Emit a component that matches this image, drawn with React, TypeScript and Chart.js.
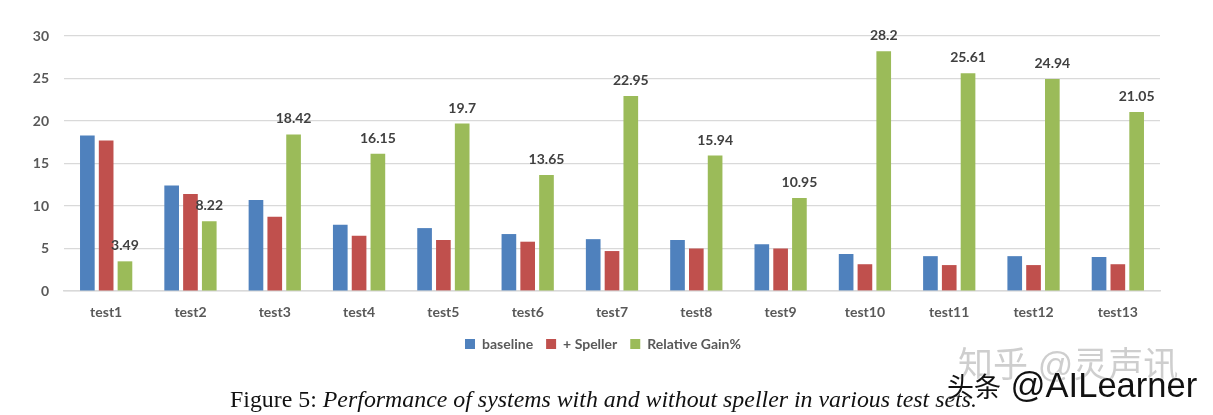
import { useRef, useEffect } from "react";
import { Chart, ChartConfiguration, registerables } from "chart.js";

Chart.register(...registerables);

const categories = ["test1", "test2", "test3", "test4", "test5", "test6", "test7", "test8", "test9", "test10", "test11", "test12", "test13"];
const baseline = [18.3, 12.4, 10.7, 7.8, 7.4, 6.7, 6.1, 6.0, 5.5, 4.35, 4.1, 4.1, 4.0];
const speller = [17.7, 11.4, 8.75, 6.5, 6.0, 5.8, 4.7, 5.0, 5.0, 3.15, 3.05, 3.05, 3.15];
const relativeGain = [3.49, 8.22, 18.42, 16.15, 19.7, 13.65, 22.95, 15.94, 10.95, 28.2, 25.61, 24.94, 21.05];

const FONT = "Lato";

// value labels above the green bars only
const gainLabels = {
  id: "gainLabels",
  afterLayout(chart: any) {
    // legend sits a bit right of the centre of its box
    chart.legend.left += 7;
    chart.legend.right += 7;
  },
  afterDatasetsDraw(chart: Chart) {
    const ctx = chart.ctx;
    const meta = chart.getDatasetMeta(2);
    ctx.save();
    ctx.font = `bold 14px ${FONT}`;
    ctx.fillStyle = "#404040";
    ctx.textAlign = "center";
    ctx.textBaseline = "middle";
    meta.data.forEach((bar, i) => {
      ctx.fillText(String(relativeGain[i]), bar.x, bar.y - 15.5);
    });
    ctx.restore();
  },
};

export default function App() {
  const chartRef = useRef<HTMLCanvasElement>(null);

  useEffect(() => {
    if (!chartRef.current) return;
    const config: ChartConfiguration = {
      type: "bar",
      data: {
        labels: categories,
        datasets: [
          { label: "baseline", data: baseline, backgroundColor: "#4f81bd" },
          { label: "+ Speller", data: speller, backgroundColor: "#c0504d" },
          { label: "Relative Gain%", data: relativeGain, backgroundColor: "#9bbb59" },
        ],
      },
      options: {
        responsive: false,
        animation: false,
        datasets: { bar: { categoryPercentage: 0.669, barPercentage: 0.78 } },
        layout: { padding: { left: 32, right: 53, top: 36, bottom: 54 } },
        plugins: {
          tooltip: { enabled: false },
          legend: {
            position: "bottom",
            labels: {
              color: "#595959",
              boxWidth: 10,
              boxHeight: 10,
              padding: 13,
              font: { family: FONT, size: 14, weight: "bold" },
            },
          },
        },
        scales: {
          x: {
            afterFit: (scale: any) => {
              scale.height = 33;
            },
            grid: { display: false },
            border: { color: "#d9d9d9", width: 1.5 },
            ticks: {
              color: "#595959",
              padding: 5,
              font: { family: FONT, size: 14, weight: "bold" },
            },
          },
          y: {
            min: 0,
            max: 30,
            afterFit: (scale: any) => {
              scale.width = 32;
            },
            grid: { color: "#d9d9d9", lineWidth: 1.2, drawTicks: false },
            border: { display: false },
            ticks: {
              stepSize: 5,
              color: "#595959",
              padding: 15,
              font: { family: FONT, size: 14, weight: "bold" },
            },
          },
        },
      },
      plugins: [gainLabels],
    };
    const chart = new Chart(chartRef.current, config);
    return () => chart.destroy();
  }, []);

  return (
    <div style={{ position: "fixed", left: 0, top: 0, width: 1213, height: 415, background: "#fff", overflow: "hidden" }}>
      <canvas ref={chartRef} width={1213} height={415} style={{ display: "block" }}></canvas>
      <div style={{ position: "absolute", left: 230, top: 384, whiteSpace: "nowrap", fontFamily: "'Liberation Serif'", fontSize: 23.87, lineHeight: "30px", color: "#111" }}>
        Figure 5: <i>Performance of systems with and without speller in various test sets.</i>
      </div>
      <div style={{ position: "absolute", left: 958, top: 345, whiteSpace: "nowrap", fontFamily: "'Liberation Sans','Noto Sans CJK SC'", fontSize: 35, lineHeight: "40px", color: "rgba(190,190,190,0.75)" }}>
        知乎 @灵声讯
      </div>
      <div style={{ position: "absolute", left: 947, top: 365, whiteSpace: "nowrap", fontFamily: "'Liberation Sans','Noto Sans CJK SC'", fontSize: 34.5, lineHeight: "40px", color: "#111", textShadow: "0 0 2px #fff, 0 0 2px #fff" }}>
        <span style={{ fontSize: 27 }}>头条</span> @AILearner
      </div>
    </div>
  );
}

● ● ●

> YOUR TASK
Every line of text is to be repeated exactly; pictures are left out.

> COMPLETE RESPONSE
Emit a component that matches this image, drawn with React, TypeScript and Chart.js.
import { useRef, useEffect } from "react";
import { Chart, ChartConfiguration, registerables } from "chart.js";

Chart.register(...registerables);

const categories = ["test1", "test2", "test3", "test4", "test5", "test6", "test7", "test8", "test9", "test10", "test11", "test12", "test13"];
const baseline = [18.3, 12.4, 10.7, 7.8, 7.4, 6.7, 6.1, 6.0, 5.5, 4.35, 4.1, 4.1, 4.0];
const speller = [17.7, 11.4, 8.75, 6.5, 6.0, 5.8, 4.7, 5.0, 5.0, 3.15, 3.05, 3.05, 3.15];
const relativeGain = [3.49, 8.22, 18.42, 16.15, 19.7, 13.65, 22.95, 15.94, 10.95, 28.2, 25.61, 24.94, 21.05];

const FONT = "Lato";

// value labels above the green bars only
const gainLabels = {
  id: "gainLabels",
  afterLayout(chart: any) {
    // legend sits a bit right of the centre of its box
    chart.legend.left += 7;
    chart.legend.right += 7;
  },
  afterDatasetsDraw(chart: Chart) {
    const ctx = chart.ctx;
    const meta = chart.getDatasetMeta(2);
    ctx.save();
    ctx.font = `bold 14px ${FONT}`;
    ctx.fillStyle = "#404040";
    ctx.textAlign = "center";
    ctx.textBaseline = "middle";
    meta.data.forEach((bar, i) => {
      ctx.fillText(String(relativeGain[i]), bar.x, bar.y - 15.5);
    });
    ctx.restore();
  },
};

export default function App() {
  const chartRef = useRef<HTMLCanvasElement>(null);

  useEffect(() => {
    if (!chartRef.current) return;
    const config: ChartConfiguration = {
      type: "bar",
      data: {
        labels: categories,
        datasets: [
          { label: "baseline", data: baseline, backgroundColor: "#4f81bd" },
          { label: "+ Speller", data: speller, backgroundColor: "#c0504d" },
          { label: "Relative Gain%", data: relativeGain, backgroundColor: "#9bbb59" },
        ],
      },
      options: {
        responsive: false,
        animation: false,
        datasets: { bar: { categoryPercentage: 0.669, barPercentage: 0.78 } },
        layout: { padding: { left: 32, right: 53, top: 36, bottom: 54 } },
        plugins: {
          tooltip: { enabled: false },
          legend: {
            position: "bottom",
            labels: {
              color: "#595959",
              boxWidth: 10,
              boxHeight: 10,
              padding: 13,
              font: { family: FONT, size: 14, weight: "bold" },
            },
          },
        },
        scales: {
          x: {
            afterFit: (scale: any) => {
              scale.height = 33;
            },
            grid: { display: false },
            border: { color: "#d9d9d9", width: 1.5 },
            ticks: {
              color: "#595959",
              padding: 5,
              font: { family: FONT, size: 14, weight: "bold" },
            },
          },
          y: {
            min: 0,
            max: 30,
            afterFit: (scale: any) => {
              scale.width = 32;
            },
            grid: { color: "#d9d9d9", lineWidth: 1.2, drawTicks: false },
            border: { display: false },
            ticks: {
              stepSize: 5,
              color: "#595959",
              padding: 15,
              font: { family: FONT, size: 14, weight: "bold" },
            },
          },
        },
      },
      plugins: [gainLabels],
    };
    const chart = new Chart(chartRef.current, config);
    return () => chart.destroy();
  }, []);

  return (
    <div style={{ position: "fixed", left: 0, top: 0, width: 1213, height: 415, background: "#fff", overflow: "hidden" }}>
      <canvas ref={chartRef} width={1213} height={415} style={{ display: "block" }}></canvas>
      <div style={{ position: "absolute", left: 230, top: 384, whiteSpace: "nowrap", fontFamily: "'Liberation Serif'", fontSize: 23.87, lineHeight: "30px", color: "#111" }}>
        Figure 5: <i>Performance of systems with and without speller in various test sets.</i>
      </div>
      <div style={{ position: "absolute", left: 958, top: 345, whiteSpace: "nowrap", fontFamily: "'Liberation Sans','Noto Sans CJK SC'", fontSize: 35, lineHeight: "40px", color: "rgba(190,190,190,0.75)" }}>
        知乎 @灵声讯
      </div>
      <div style={{ position: "absolute", left: 947, top: 365, whiteSpace: "nowrap", fontFamily: "'Liberation Sans','Noto Sans CJK SC'", fontSize: 34.5, lineHeight: "40px", color: "#111", textShadow: "0 0 2px #fff, 0 0 2px #fff" }}>
        <span style={{ fontSize: 27 }}>头条</span> @AILearner
      </div>
    </div>
  );
}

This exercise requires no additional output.